Transcribe every line exactly. Leave the pictures behind.

========

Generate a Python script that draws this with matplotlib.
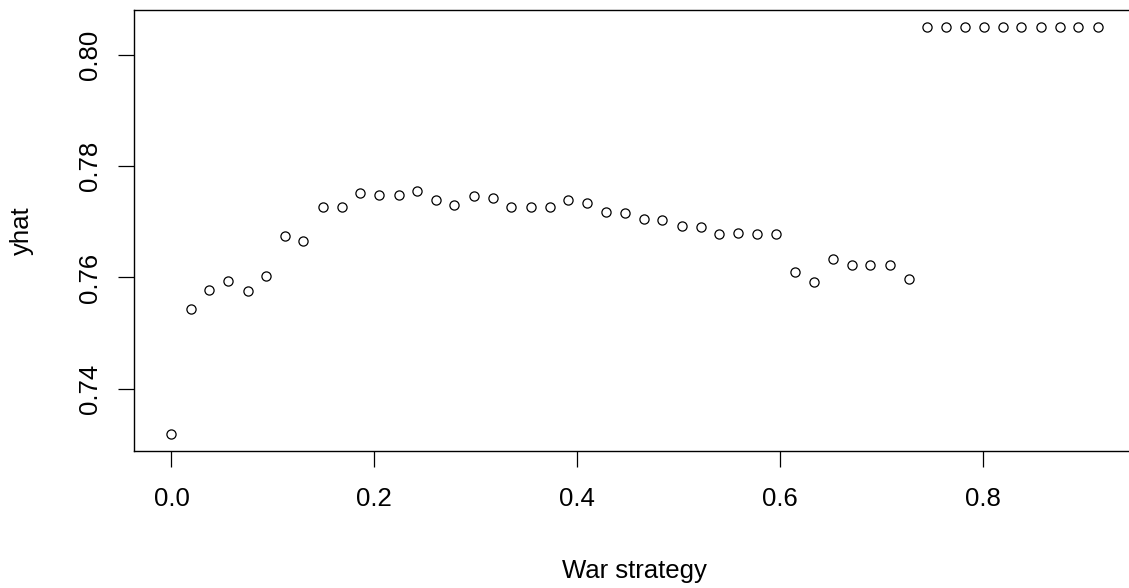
import matplotlib
matplotlib.use("Agg")
import matplotlib.pyplot as plt
from matplotlib.ticker import FixedLocator, FormatStrFormatter

plt.rcParams["font.family"] = ["Liberation Sans", "DejaVu Sans"]

# War strategy share (x) and fitted values (yhat)
war_strategy = [
    0.000, 0.019, 0.037, 0.056, 0.075, 0.093, 0.112, 0.130, 0.149, 0.168,
    0.186, 0.205, 0.224, 0.242, 0.261, 0.279, 0.298, 0.317, 0.335, 0.354,
    0.373, 0.391, 0.410, 0.428, 0.447, 0.466, 0.484, 0.503, 0.522, 0.540,
    0.559, 0.577, 0.596, 0.615, 0.633, 0.652, 0.671, 0.689, 0.708, 0.727,
    0.745, 0.764, 0.782, 0.801, 0.820, 0.838, 0.857, 0.876, 0.894, 0.913,
]
yhat = [
    0.7318, 0.7544, 0.7578, 0.7594, 0.7575, 0.7603, 0.7674, 0.7665, 0.7727, 0.7727,
    0.7752, 0.7749, 0.7749, 0.7755, 0.7740, 0.7731, 0.7746, 0.7742, 0.7727, 0.7727,
    0.7727, 0.7739, 0.7734, 0.7718, 0.7715, 0.7705, 0.7703, 0.7693, 0.7690, 0.7678,
    0.7680, 0.7678, 0.7678, 0.7609, 0.7591, 0.7634, 0.7622, 0.7622, 0.7622, 0.7597,
    0.8051, 0.8051, 0.8051, 0.8051, 0.8051, 0.8051, 0.8051, 0.8051, 0.8051, 0.8051,
]
x_ticks = [0.0, 0.2, 0.4, 0.6, 0.8]
y_ticks = [0.74, 0.76, 0.78, 0.80]

W, H = 1129, 588
FS = 18.5
fig = plt.figure(figsize=(W / 100, H / 100), dpi=100)
# plot region in pixels: left 134.4, right 1134.6, top 10.3, bottom 450.6
ax = fig.add_axes([134.4 / W, (H - 450.6) / H, 1000.2 / W, 440.3 / H])

ax.plot(war_strategy, yhat, linestyle="none", marker="o", markersize=6.6,
        markerfacecolor="none", markeredgecolor="black", markeredgewidth=0.9)
ax.margins(x=0.04, y=0.04)

for s in ax.spines.values():
    s.set_linewidth(1.0)
    s.set_color("black")

ax.xaxis.set_major_locator(FixedLocator(x_ticks))
ax.yaxis.set_major_locator(FixedLocator(y_ticks))
ax.xaxis.set_major_formatter(FormatStrFormatter("%.1f"))
ax.yaxis.set_major_formatter(FormatStrFormatter("%.2f"))
ax.tick_params(axis="both", direction="out", length=11.5, width=0.9,
               labelsize=FS, colors="black")
ax.tick_params(axis="x", pad=15)
ax.tick_params(axis="y", pad=12)
for lab in ax.get_yticklabels():
    lab.set_rotation(90)
    lab.set_va("center")
    lab.set_ha("right")

fig.text(634.5 / W, 1 - 578 / H, "War strategy", ha="center", va="baseline",
         fontsize=FS, color="black")
fig.text(22 / W, 1 - 231 / H, "yhat", ha="center", va="center",
         rotation=90, fontsize=FS, color="black")

fig.savefig("out.png", dpi=100, facecolor="white")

========

_Exercise solution_
Generate a Python script that draws this with matplotlib.
import matplotlib
matplotlib.use("Agg")
import matplotlib.pyplot as plt
from matplotlib.ticker import FixedLocator, FormatStrFormatter

plt.rcParams["font.family"] = ["Liberation Sans", "DejaVu Sans"]

# War strategy share (x) and fitted values (yhat)
war_strategy = [
    0.000, 0.019, 0.037, 0.056, 0.075, 0.093, 0.112, 0.130, 0.149, 0.168,
    0.186, 0.205, 0.224, 0.242, 0.261, 0.279, 0.298, 0.317, 0.335, 0.354,
    0.373, 0.391, 0.410, 0.428, 0.447, 0.466, 0.484, 0.503, 0.522, 0.540,
    0.559, 0.577, 0.596, 0.615, 0.633, 0.652, 0.671, 0.689, 0.708, 0.727,
    0.745, 0.764, 0.782, 0.801, 0.820, 0.838, 0.857, 0.876, 0.894, 0.913,
]
yhat = [
    0.7318, 0.7544, 0.7578, 0.7594, 0.7575, 0.7603, 0.7674, 0.7665, 0.7727, 0.7727,
    0.7752, 0.7749, 0.7749, 0.7755, 0.7740, 0.7731, 0.7746, 0.7742, 0.7727, 0.7727,
    0.7727, 0.7739, 0.7734, 0.7718, 0.7715, 0.7705, 0.7703, 0.7693, 0.7690, 0.7678,
    0.7680, 0.7678, 0.7678, 0.7609, 0.7591, 0.7634, 0.7622, 0.7622, 0.7622, 0.7597,
    0.8051, 0.8051, 0.8051, 0.8051, 0.8051, 0.8051, 0.8051, 0.8051, 0.8051, 0.8051,
]
x_ticks = [0.0, 0.2, 0.4, 0.6, 0.8]
y_ticks = [0.74, 0.76, 0.78, 0.80]

W, H = 1129, 588
FS = 18.5
fig = plt.figure(figsize=(W / 100, H / 100), dpi=100)
# plot region in pixels: left 134.4, right 1134.6, top 10.3, bottom 450.6
ax = fig.add_axes([134.4 / W, (H - 450.6) / H, 1000.2 / W, 440.3 / H])

ax.plot(war_strategy, yhat, linestyle="none", marker="o", markersize=6.6,
        markerfacecolor="none", markeredgecolor="black", markeredgewidth=0.9)
ax.margins(x=0.04, y=0.04)

for s in ax.spines.values():
    s.set_linewidth(1.0)
    s.set_color("black")

ax.xaxis.set_major_locator(FixedLocator(x_ticks))
ax.yaxis.set_major_locator(FixedLocator(y_ticks))
ax.xaxis.set_major_formatter(FormatStrFormatter("%.1f"))
ax.yaxis.set_major_formatter(FormatStrFormatter("%.2f"))
ax.tick_params(axis="both", direction="out", length=11.5, width=0.9,
               labelsize=FS, colors="black")
ax.tick_params(axis="x", pad=15)
ax.tick_params(axis="y", pad=12)
for lab in ax.get_yticklabels():
    lab.set_rotation(90)
    lab.set_va("center")
    lab.set_ha("right")

fig.text(634.5 / W, 1 - 578 / H, "War strategy", ha="center", va="baseline",
         fontsize=FS, color="black")
fig.text(22 / W, 1 - 231 / H, "yhat", ha="center", va="center",
         rotation=90, fontsize=FS, color="black")

fig.savefig("out.png", dpi=100, facecolor="white")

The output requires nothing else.